* DATASET EXTRACT

[START]

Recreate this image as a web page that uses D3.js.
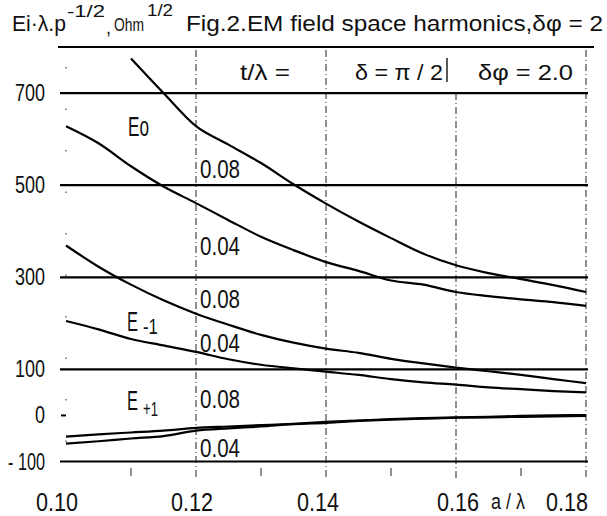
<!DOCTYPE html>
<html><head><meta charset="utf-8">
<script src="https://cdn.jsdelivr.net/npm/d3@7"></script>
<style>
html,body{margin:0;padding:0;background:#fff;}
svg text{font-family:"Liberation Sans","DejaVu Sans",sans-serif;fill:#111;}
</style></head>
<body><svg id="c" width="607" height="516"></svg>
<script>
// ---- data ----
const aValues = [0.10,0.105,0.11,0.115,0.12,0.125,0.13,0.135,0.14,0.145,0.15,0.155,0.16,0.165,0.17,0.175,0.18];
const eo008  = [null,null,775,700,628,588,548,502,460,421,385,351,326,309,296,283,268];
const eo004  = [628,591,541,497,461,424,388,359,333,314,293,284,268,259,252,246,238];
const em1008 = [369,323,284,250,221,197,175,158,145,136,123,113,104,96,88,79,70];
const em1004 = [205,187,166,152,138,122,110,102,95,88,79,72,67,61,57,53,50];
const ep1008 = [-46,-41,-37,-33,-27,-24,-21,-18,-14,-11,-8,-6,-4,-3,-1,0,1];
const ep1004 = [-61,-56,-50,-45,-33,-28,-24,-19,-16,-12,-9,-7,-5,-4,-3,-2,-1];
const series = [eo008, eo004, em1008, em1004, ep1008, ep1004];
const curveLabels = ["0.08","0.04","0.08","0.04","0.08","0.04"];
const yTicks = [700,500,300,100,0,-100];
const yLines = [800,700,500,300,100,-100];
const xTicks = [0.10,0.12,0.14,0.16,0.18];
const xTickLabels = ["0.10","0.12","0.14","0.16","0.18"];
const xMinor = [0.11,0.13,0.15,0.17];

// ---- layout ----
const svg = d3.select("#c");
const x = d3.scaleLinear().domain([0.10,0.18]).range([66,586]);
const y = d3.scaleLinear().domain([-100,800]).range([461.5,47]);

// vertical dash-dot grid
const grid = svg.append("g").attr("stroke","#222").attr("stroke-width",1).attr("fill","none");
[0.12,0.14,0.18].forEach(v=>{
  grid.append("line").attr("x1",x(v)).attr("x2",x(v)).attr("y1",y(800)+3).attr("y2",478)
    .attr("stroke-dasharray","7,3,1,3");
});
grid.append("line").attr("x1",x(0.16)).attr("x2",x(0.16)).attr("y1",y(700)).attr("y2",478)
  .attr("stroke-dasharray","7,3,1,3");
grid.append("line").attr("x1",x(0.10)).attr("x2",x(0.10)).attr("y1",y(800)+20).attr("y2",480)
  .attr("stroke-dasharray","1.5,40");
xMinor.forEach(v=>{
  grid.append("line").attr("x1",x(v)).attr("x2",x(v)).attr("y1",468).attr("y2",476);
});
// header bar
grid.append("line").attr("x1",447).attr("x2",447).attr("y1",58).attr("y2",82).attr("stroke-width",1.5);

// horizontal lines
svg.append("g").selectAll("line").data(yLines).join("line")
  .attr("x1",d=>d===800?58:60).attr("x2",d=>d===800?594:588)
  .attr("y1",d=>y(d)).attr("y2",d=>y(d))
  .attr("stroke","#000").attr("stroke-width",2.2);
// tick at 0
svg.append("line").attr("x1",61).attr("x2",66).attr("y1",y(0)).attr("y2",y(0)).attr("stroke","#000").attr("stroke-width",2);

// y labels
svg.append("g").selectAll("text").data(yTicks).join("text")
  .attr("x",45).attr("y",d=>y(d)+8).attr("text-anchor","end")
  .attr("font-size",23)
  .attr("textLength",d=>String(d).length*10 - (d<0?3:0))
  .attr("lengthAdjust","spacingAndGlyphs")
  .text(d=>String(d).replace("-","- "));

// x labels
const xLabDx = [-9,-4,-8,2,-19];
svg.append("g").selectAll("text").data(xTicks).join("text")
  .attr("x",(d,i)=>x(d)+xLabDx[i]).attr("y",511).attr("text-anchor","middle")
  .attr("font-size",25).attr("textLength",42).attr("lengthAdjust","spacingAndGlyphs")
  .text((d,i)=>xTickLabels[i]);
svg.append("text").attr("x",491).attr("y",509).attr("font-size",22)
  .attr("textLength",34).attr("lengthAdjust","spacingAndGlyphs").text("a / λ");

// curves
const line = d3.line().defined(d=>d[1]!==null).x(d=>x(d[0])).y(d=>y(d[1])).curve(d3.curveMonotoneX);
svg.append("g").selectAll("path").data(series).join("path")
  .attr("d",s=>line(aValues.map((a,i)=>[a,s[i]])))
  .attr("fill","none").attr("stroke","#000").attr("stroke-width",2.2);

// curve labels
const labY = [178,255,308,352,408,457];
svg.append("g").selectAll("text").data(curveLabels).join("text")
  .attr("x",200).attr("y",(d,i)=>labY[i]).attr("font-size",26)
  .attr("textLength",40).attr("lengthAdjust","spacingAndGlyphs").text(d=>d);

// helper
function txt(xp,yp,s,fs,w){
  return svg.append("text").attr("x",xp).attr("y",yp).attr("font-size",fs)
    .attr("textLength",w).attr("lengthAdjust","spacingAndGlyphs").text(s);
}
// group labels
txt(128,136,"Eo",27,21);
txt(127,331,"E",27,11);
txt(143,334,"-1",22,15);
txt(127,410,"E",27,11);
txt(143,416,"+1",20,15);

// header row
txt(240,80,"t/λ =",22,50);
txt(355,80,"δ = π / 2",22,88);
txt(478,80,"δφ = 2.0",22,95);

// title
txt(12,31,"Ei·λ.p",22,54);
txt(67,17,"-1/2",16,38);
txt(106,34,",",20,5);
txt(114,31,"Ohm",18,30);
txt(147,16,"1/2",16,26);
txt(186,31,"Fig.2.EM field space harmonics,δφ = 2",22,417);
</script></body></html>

[END]
[START]

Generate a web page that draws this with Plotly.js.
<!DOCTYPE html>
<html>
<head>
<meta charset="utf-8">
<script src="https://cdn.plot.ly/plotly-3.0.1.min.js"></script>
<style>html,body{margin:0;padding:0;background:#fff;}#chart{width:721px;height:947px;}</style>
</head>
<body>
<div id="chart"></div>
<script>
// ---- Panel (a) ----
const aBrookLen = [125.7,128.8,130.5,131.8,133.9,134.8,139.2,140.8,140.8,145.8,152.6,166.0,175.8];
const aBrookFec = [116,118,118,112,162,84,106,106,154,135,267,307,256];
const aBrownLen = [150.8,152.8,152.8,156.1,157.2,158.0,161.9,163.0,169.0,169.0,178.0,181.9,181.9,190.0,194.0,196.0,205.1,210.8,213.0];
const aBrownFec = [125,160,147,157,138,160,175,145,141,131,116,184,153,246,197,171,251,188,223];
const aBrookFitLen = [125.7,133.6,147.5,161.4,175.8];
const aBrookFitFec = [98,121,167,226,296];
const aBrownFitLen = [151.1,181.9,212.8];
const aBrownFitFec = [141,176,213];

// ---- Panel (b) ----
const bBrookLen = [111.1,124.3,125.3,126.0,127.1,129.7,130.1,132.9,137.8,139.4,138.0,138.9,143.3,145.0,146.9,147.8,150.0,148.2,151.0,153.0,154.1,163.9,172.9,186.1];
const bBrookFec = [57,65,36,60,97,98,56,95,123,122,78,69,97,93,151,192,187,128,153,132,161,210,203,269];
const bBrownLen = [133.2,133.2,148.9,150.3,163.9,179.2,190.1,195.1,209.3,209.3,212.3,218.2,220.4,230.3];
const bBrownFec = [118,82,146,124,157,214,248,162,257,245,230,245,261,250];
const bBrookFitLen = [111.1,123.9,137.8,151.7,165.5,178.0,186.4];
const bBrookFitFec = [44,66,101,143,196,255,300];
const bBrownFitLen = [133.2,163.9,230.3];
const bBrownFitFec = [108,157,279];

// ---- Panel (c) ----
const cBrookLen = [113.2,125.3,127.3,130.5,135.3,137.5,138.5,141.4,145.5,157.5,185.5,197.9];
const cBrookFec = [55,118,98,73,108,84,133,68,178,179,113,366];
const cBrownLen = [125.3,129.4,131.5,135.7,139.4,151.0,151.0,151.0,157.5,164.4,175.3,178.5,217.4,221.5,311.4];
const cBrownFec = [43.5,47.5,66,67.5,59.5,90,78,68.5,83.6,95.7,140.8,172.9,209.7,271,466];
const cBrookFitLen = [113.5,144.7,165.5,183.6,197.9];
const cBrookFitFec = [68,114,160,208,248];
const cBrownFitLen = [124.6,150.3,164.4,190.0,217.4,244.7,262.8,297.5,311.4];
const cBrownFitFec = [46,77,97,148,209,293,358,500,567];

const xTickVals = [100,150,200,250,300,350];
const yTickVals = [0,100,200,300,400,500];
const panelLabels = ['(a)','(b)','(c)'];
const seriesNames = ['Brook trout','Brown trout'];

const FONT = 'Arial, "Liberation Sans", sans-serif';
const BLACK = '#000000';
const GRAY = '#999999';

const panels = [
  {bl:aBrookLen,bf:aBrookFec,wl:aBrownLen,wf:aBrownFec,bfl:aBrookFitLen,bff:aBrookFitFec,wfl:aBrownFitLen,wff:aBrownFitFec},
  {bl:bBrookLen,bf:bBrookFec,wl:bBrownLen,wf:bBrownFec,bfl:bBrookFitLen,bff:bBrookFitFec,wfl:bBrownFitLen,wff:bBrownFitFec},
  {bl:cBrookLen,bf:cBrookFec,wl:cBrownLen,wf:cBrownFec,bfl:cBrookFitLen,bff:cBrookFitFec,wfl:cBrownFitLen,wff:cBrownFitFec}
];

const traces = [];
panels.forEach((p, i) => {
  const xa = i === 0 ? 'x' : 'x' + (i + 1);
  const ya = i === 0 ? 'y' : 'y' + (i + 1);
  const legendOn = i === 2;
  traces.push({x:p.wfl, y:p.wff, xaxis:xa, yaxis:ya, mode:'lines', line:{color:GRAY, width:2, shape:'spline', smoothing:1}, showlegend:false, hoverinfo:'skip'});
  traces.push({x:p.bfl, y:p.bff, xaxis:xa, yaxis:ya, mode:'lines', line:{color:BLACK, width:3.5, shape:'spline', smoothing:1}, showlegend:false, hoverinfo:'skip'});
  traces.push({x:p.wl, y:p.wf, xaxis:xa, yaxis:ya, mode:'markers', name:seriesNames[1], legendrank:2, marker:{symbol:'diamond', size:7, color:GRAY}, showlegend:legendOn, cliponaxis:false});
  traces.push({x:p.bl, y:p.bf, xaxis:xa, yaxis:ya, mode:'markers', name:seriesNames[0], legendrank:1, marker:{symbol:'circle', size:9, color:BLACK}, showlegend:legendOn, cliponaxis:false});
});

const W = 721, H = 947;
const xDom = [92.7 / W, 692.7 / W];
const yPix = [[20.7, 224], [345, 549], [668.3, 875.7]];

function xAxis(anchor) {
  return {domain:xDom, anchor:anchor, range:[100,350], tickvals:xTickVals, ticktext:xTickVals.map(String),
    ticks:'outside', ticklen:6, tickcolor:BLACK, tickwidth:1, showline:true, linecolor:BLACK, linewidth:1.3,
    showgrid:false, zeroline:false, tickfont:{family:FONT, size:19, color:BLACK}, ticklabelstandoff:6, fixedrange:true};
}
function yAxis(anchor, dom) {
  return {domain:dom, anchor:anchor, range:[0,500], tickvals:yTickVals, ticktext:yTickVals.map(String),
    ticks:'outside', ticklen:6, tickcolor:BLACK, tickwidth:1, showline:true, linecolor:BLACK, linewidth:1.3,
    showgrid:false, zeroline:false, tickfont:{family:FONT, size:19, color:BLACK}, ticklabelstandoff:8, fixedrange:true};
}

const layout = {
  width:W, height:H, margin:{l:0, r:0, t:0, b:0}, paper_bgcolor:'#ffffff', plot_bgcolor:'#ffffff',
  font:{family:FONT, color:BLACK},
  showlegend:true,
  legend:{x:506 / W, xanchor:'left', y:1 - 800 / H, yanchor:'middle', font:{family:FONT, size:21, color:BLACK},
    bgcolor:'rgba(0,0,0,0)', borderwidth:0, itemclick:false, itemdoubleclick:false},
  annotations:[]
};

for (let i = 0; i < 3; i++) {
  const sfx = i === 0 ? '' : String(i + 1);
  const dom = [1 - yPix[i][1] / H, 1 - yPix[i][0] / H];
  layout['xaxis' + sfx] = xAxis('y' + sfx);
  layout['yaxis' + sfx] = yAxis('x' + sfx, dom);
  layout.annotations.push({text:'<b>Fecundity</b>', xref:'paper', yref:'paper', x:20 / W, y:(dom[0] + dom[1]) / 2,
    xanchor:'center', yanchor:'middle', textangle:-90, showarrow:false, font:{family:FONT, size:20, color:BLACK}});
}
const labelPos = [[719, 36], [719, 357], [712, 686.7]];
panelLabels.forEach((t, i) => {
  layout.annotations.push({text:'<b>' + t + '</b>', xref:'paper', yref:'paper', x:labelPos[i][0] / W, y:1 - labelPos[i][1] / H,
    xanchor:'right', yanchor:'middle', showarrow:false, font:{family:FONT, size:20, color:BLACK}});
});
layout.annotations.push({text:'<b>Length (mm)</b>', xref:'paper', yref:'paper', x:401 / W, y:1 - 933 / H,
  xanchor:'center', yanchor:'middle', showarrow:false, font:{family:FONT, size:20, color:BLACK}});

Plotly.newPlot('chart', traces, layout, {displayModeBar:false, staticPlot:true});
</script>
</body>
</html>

[END]

* OBJECTIVE
From the records above, quote word for word only the lines beginning at the line that has "Recreate this image" and stopping after the line that has "const xMinor = [0.11,0.13,0.15,0.17];". Omit the pictures.

* CORRECT RESULT
Recreate this image as a web page that uses D3.js.
<!DOCTYPE html>
<html><head><meta charset="utf-8">
<script src="https://cdn.jsdelivr.net/npm/d3@7"></script>
<style>
html,body{margin:0;padding:0;background:#fff;}
svg text{font-family:"Liberation Sans","DejaVu Sans",sans-serif;fill:#111;}
</style></head>
<body><svg id="c" width="607" height="516"></svg>
<script>
// ---- data ----
const aValues = [0.10,0.105,0.11,0.115,0.12,0.125,0.13,0.135,0.14,0.145,0.15,0.155,0.16,0.165,0.17,0.175,0.18];
const eo008  = [null,null,775,700,628,588,548,502,460,421,385,351,326,309,296,283,268];
const eo004  = [628,591,541,497,461,424,388,359,333,314,293,284,268,259,252,246,238];
const em1008 = [369,323,284,250,221,197,175,158,145,136,123,113,104,96,88,79,70];
const em1004 = [205,187,166,152,138,122,110,102,95,88,79,72,67,61,57,53,50];
const ep1008 = [-46,-41,-37,-33,-27,-24,-21,-18,-14,-11,-8,-6,-4,-3,-1,0,1];
const ep1004 = [-61,-56,-50,-45,-33,-28,-24,-19,-16,-12,-9,-7,-5,-4,-3,-2,-1];
const series = [eo008, eo004, em1008, em1004, ep1008, ep1004];
const curveLabels = ["0.08","0.04","0.08","0.04","0.08","0.04"];
const yTicks = [700,500,300,100,0,-100];
const yLines = [800,700,500,300,100,-100];
const xTicks = [0.10,0.12,0.14,0.16,0.18];
const xTickLabels = ["0.10","0.12","0.14","0.16","0.18"];
const xMinor = [0.11,0.13,0.15,0.17];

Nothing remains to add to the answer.